BRIEF:
Print the lines of the listing below verbatim from its first line through the line bearing "energy of stiff". Any pictures are to be omitted.

:::::

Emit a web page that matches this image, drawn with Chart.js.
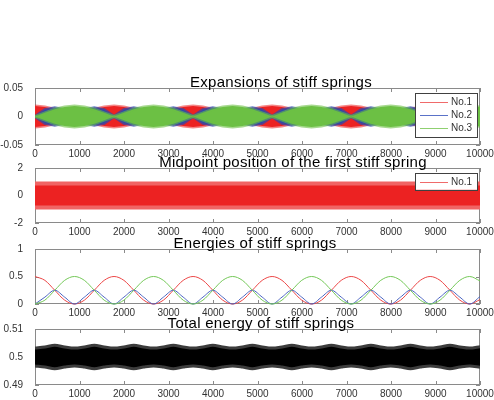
<!DOCTYPE html>
<html>
<head>
<meta charset="utf-8">
<script src="https://cdn.jsdelivr.net/npm/chart.js@4.4.1/dist/chart.umd.min.js"></script>
<style>
  body { margin: 0; background: #fff; }
  #fig { position: relative; width: 494px; height: 400px; background: #fff; overflow: hidden; }
  #fig canvas { position: absolute; left: 0; }
</style>
</head>
<body>
<div id="fig">
  <canvas id="c1"></canvas>
  <canvas id="c2"></canvas>
  <canvas id="c3"></canvas>
  <canvas id="c4"></canvas>
</div>
<script>
// sample times (read every ~222 steps, about 1/8 of the slow beat)
const tGrid = [0, 222, 444, 666, 888, 1110, 1332, 1554, 1776, 1998, 2220, 2442, 2664, 2886, 3108,
  3330, 3552, 3774, 3996, 4218, 4440, 4662, 4884, 5106, 5328, 5550, 5772, 5994, 6216, 6438, 6660,
  6882, 7104, 7326, 7548, 7770, 7992, 8214, 8436, 8658, 8880, 9102, 9324, 9546, 9768, 10000];

const xTicks = [0, 1000, 2000, 3000, 4000, 5000, 6000, 7000, 8000, 9000, 10000];
const seriesLabels = ["No.1", "No.2", "No.3"];
const titles = ["Expansions of stiff springs", "Midpoint position of the first stiff spring",
  "Energies of stiff springs", "Total energy of stiff springs"];

// 1) expansions: envelope of the fast oscillation (upper / lower)
const expRedHi = [
  0.0185, 0.0168, 0.0128, 0.0065, 0, 0.0065, 0.0128, 0.0168,
  0.0185, 0.0168, 0.0128, 0.0065, 0, 0.0065, 0.0128, 0.0168,
  0.0185, 0.0168, 0.0128, 0.0065, 0, 0.0065, 0.0128, 0.0168,
  0.0185, 0.0168, 0.0128, 0.0065, 0, 0.0065, 0.0128, 0.0168,
  0.0185, 0.0168, 0.0128, 0.0065, 0, 0.0065, 0.0128, 0.0168,
  0.0185, 0.0168, 0.0128, 0.0065, 0, 0.0068];
const expRedLo = [
  -0.0185, -0.0168, -0.0128, -0.0065, 0, -0.0065, -0.0128, -0.0168,
  -0.0185, -0.0168, -0.0128, -0.0065, 0, -0.0065, -0.0128, -0.0168,
  -0.0185, -0.0168, -0.0128, -0.0065, 0, -0.0065, -0.0128, -0.0168,
  -0.0185, -0.0168, -0.0128, -0.0065, 0, -0.0065, -0.0128, -0.0168,
  -0.0185, -0.0168, -0.0128, -0.0065, 0, -0.0065, -0.0128, -0.0168,
  -0.0185, -0.0168, -0.0128, -0.0065, 0, -0.0068];
const expBlueHi = [
  0, 0.0118, 0.0155, 0.0118, 0, 0.0118, 0.0155, 0.0118,
  0, 0.0118, 0.0155, 0.0118, 0, 0.0118, 0.0155, 0.0118,
  0, 0.0118, 0.0155, 0.0118, 0, 0.0118, 0.0155, 0.0118,
  0, 0.0118, 0.0155, 0.0118, 0, 0.0118, 0.0155, 0.0118,
  0, 0.0118, 0.0155, 0.0118, 0, 0.0118, 0.0155, 0.0118,
  0, 0.0118, 0.0155, 0.0118, 0, 0.012];
const expBlueLo = [
  0, -0.0118, -0.0155, -0.0118, 0, -0.0118, -0.0155, -0.0118,
  0, -0.0118, -0.0155, -0.0118, 0, -0.0118, -0.0155, -0.0118,
  0, -0.0118, -0.0155, -0.0118, 0, -0.0118, -0.0155, -0.0118,
  0, -0.0118, -0.0155, -0.0118, 0, -0.0118, -0.0155, -0.0118,
  0, -0.0118, -0.0155, -0.0118, 0, -0.0118, -0.0155, -0.0118,
  0, -0.0118, -0.0155, -0.0118, 0, -0.012];
const expGreenHi = [
  0, 0.0065, 0.0128, 0.0168, 0.0185, 0.0168, 0.0128, 0.0065,
  0, 0.0065, 0.0128, 0.0168, 0.0185, 0.0168, 0.0128, 0.0065,
  0, 0.0065, 0.0128, 0.0168, 0.0185, 0.0168, 0.0128, 0.0065,
  0, 0.0065, 0.0128, 0.0168, 0.0185, 0.0168, 0.0128, 0.0065,
  0, 0.0065, 0.0128, 0.0168, 0.0185, 0.0168, 0.0128, 0.0065,
  0, 0.0065, 0.0128, 0.0168, 0.0185, 0.0167];
const expGreenLo = [
  0, -0.0065, -0.0128, -0.0168, -0.0185, -0.0168, -0.0128, -0.0065,
  0, -0.0065, -0.0128, -0.0168, -0.0185, -0.0168, -0.0128, -0.0065,
  0, -0.0065, -0.0128, -0.0168, -0.0185, -0.0168, -0.0128, -0.0065,
  0, -0.0065, -0.0128, -0.0168, -0.0185, -0.0168, -0.0128, -0.0065,
  0, -0.0065, -0.0128, -0.0168, -0.0185, -0.0168, -0.0128, -0.0065,
  0, -0.0065, -0.0128, -0.0168, -0.0185, -0.0167];

// 2) midpoint position: band of the noisy signal
const midT = [0, 10000];
const midHi = [0.88, 0.88];
const midLo = [-0.88, -0.88];

// 3) energies
const energyRed = [
  0.5, 0.43, 0.25, 0.07, 0, 0.07, 0.25, 0.43,
  0.5, 0.43, 0.25, 0.07, 0, 0.07, 0.25, 0.43,
  0.5, 0.43, 0.25, 0.07, 0, 0.07, 0.25, 0.43,
  0.5, 0.43, 0.25, 0.07, 0, 0.07, 0.25, 0.43,
  0.5, 0.43, 0.25, 0.07, 0, 0.07, 0.25, 0.43,
  0.5, 0.43, 0.25, 0.07, 0, 0.08];
const energyBlue = [
  0, 0.125, 0.25, 0.125, 0, 0.125, 0.25, 0.125,
  0, 0.125, 0.25, 0.125, 0, 0.125, 0.25, 0.125,
  0, 0.125, 0.25, 0.125, 0, 0.125, 0.25, 0.125,
  0, 0.125, 0.25, 0.125, 0, 0.125, 0.25, 0.125,
  0, 0.125, 0.25, 0.125, 0, 0.125, 0.25, 0.125,
  0, 0.125, 0.25, 0.125, 0, 0.135];
const energyGreen = [
  0, 0.07, 0.25, 0.43, 0.5, 0.43, 0.25, 0.07,
  0, 0.07, 0.25, 0.43, 0.5, 0.43, 0.25, 0.07,
  0, 0.07, 0.25, 0.43, 0.5, 0.43, 0.25, 0.07,
  0, 0.07, 0.25, 0.43, 0.5, 0.43, 0.25, 0.07,
  0, 0.07, 0.25, 0.43, 0.5, 0.43, 0.25, 0.07,
  0, 0.07, 0.25, 0.43, 0.5, 0.42];

// 4) total energy: band around 0.5
const totalHi = [
  0.5032, 0.5036, 0.5042, 0.5036, 0.5032, 0.5036, 0.5042, 0.5036,
  0.5032, 0.5036, 0.5042, 0.5036, 0.5032, 0.5036, 0.5042, 0.5036,
  0.5032, 0.5036, 0.5042, 0.5036, 0.5032, 0.5036, 0.5042, 0.5036,
  0.5032, 0.5036, 0.5042, 0.5036, 0.5032, 0.5036, 0.5042, 0.5036,
  0.5032, 0.5036, 0.5042, 0.5036, 0.5032, 0.5036, 0.5042, 0.5036,
  0.5032, 0.5036, 0.5042, 0.5036, 0.5032, 0.5037];
const totalLo = [
  0.4968, 0.4964, 0.4958, 0.4964, 0.4968, 0.4964, 0.4958, 0.4964,
  0.4968, 0.4964, 0.4958, 0.4964, 0.4968, 0.4964, 0.4958, 0.4964,
  0.4968, 0.4964, 0.4958, 0.4964, 0.4968, 0.4964, 0.4958, 0.4964,
  0.4968, 0.4964, 0.4958, 0.4964, 0.4968, 0.4964, 0.4958, 0.4964,
  0.4968, 0.4964, 0.4958, 0.4964, 0.4968, 0.4964, 0.4958, 0.4964,
  0.4968, 0.4964, 0.4958, 0.4964, 0.4968, 0.4963];

const RED = "#ec2222", RED_EDGE = "rgba(236,34,34,0.55)";
const BLUE = "#2c48ac", BLUE_EDGE = "rgba(44,72,172,0.7)";
const GREEN = "#6cc044", GREEN_EDGE = "rgba(108,192,68,0.6)";
const FONT = "'Liberation Sans', Arial, sans-serif";
const TOP_PAD = 22, X_H = 16;

function pts(t, v) {
  return t.map((x, i) => ({ x: x, y: v[i] }));
}

// a filled band: upper line, then lower line filled up to it
function band(t, hi, lo, fillColor, edgeColor, order, edgeWidth, tension) {
  const common = { borderColor: edgeColor, borderWidth: edgeWidth, pointRadius: 0,
    tension: tension || 0, order: order };
  return [
    Object.assign({ data: pts(t, hi), fill: false }, common),
    Object.assign({ data: pts(t, lo), fill: "-1", backgroundColor: fillColor }, common)
  ];
}

function curve(t, v, color, order) {
  return { data: pts(t, v), borderColor: color, borderWidth: 1, pointRadius: 0,
    cubicInterpolationMode: "monotone", fill: false, order: order, clip: 2 };
}

// MATLAB-like box with inward ticks, title and boxed legend
const framePlugin = {
  id: "frame",
  beforeDatasetsDraw(chart) {
    const { ctx, chartArea: a, scales } = chart;
    ctx.save();
    ctx.strokeStyle = "#8a8a8a";
    ctx.lineWidth = 1;
    ctx.strokeRect(a.left + 0.5, a.top + 0.5, a.right - a.left - 1, a.bottom - a.top - 1);
    ctx.beginPath();
    scales.x.ticks.forEach(tk => {
      const px = Math.round(scales.x.getPixelForValue(tk.value)) + 0.5;
      ctx.moveTo(px, a.bottom); ctx.lineTo(px, a.bottom - 4);
      ctx.moveTo(px, a.top); ctx.lineTo(px, a.top + 4);
    });
    scales.y.ticks.forEach(tk => {
      const py = Math.round(scales.y.getPixelForValue(tk.value)) + 0.5;
      ctx.moveTo(a.left, py); ctx.lineTo(a.left + 4, py);
      ctx.moveTo(a.right, py); ctx.lineTo(a.right - 4, py);
    });
    ctx.stroke();
    ctx.restore();
  },
  afterDraw(chart, args, opts) {
    const { ctx, chartArea: a } = chart;
    ctx.save();
    ctx.fillStyle = "#000";
    ctx.font = "15px " + FONT;
    ctx.letterSpacing = "0.3px";
    ctx.textAlign = "center";
    ctx.textBaseline = "alphabetic";
    ctx.fillText(opts.title, opts.titleX, a.top - 1);
    ctx.letterSpacing = "0px";
    const items = opts.legend || [];
    if (items.length) {
      const bw = 62, rowH = 13.3;
      const bx = a.right - 65, by = a.top + 4.5;
      const bh = rowH * items.length + 4;
      ctx.fillStyle = "#fff";
      ctx.fillRect(bx, by, bw, bh);
      ctx.strokeStyle = "#404040";
      ctx.strokeRect(Math.round(bx) + 0.5, Math.round(by) + 0.5, bw, Math.round(bh));
      ctx.font = "10px " + FONT;
      ctx.textAlign = "left";
      ctx.textBaseline = "middle";
      items.forEach((it, i) => {
        const y = Math.round(by + 9 + rowH * i) + 0.5;
        ctx.strokeStyle = it.color;
        ctx.beginPath();
        ctx.moveTo(bx + 5, y); ctx.lineTo(bx + 33, y);
        ctx.stroke();
        ctx.fillStyle = "#333";
        ctx.fillText(it.label, bx + 36, y);
      });
    }
    ctx.restore();
  }
};

function makeAxes(id, axTop, axBottom, yMin, yMax, yTicks, datasets, title, titleX, legend) {
  const canvas = document.getElementById(id);
  canvas.width = 494;
  canvas.height = (axBottom - axTop) + TOP_PAD + X_H;
  canvas.style.top = (axTop - TOP_PAD) + "px";
  const tickFont = { family: FONT, size: 10 };
  return new Chart(canvas, {
    type: "line",
    data: { datasets: datasets },
    plugins: [framePlugin],
    options: {
      responsive: false,
      animation: false,
      events: [],
      layout: { padding: { top: TOP_PAD, right: 14, bottom: 0, left: 0 } },
      plugins: {
        legend: { display: false },
        tooltip: { enabled: false },
        frame: { title: title, titleX: titleX, legend: legend }
      },
      scales: {
        x: {
          type: "linear", min: 0, max: 10000,
          grid: { display: false }, border: { display: false },
          afterBuildTicks: s => { s.ticks = xTicks.map(v => ({ value: v })); },
          afterFit: s => { s.height = X_H; s.paddingLeft = 0; s.paddingRight = 0; },
          ticks: { font: tickFont, color: "#333", padding: -5, maxRotation: 0, autoSkip: false,
            callback: v => String(v) }
        },
        y: {
          type: "linear", min: yMin, max: yMax,
          grid: { display: false }, border: { display: false },
          afterBuildTicks: s => { s.ticks = yTicks.map(v => ({ value: v })); },
          afterFit: s => { s.width = 35; s.paddingTop = 0; s.paddingBottom = 0; },
          ticks: { font: tickFont, color: "#333", padding: 4, autoSkip: false,
            callback: v => String(v) }
        }
      }
    }
  });
}

makeAxes("c1", 88, 145, -0.05, 0.05, [-0.05, 0, 0.05],
  [].concat(
    band(tGrid, expRedHi, expRedLo, RED, RED_EDGE, 2, 3),
    band(tGrid, expBlueHi, expBlueLo, BLUE, BLUE_EDGE, 1, 3),
    band(tGrid, expGreenHi, expGreenLo, GREEN, GREEN_EDGE, 0, 3)
  ),
  titles[0], 281,
  [{ label: seriesLabels[0], color: "#f06a6a" }, { label: seriesLabels[1], color: "#5a72c8" },
   { label: seriesLabels[2], color: "#8fd070" }]);

makeAxes("c2", 168, 223, -2, 2, [-2, 0, 2],
  band(midT, midHi, midLo, RED, "#f06464", 0, 4),
  titles[1], 293,
  [{ label: seriesLabels[0], color: "#f06a6a" }]);

makeAxes("c3", 249, 304, 0, 1, [0, 0.5, 1],
  [curve(tGrid, energyRed, "#ec4646", 2), curve(tGrid, energyBlue, "#4862c0", 1),
   curve(tGrid, energyGreen, "#74c858", 0)],
  titles[2], 255, []);

makeAxes("c4", 329, 385, 0.49, 0.51, [0.49, 0.5, 0.51],
  band(tGrid, totalHi, totalLo, "#000", "#3c3c3c", 0, 3, 0.3),
  titles[3], 261, []);
</script>
</body>
</html>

:::::

FINAL RESULT:
Emit a web page that matches this image, drawn with Chart.js.
<!DOCTYPE html>
<html>
<head>
<meta charset="utf-8">
<script src="https://cdn.jsdelivr.net/npm/chart.js@4.4.1/dist/chart.umd.min.js"></script>
<style>
  body { margin: 0; background: #fff; }
  #fig { position: relative; width: 494px; height: 400px; background: #fff; overflow: hidden; }
  #fig canvas { position: absolute; left: 0; }
</style>
</head>
<body>
<div id="fig">
  <canvas id="c1"></canvas>
  <canvas id="c2"></canvas>
  <canvas id="c3"></canvas>
  <canvas id="c4"></canvas>
</div>
<script>
// sample times (read every ~222 steps, about 1/8 of the slow beat)
const tGrid = [0, 222, 444, 666, 888, 1110, 1332, 1554, 1776, 1998, 2220, 2442, 2664, 2886, 3108,
  3330, 3552, 3774, 3996, 4218, 4440, 4662, 4884, 5106, 5328, 5550, 5772, 5994, 6216, 6438, 6660,
  6882, 7104, 7326, 7548, 7770, 7992, 8214, 8436, 8658, 8880, 9102, 9324, 9546, 9768, 10000];

const xTicks = [0, 1000, 2000, 3000, 4000, 5000, 6000, 7000, 8000, 9000, 10000];
const seriesLabels = ["No.1", "No.2", "No.3"];
const titles = ["Expansions of stiff springs", "Midpoint position of the first stiff spring",
  "Energies of stiff springs", "Total energy of stiff springs"];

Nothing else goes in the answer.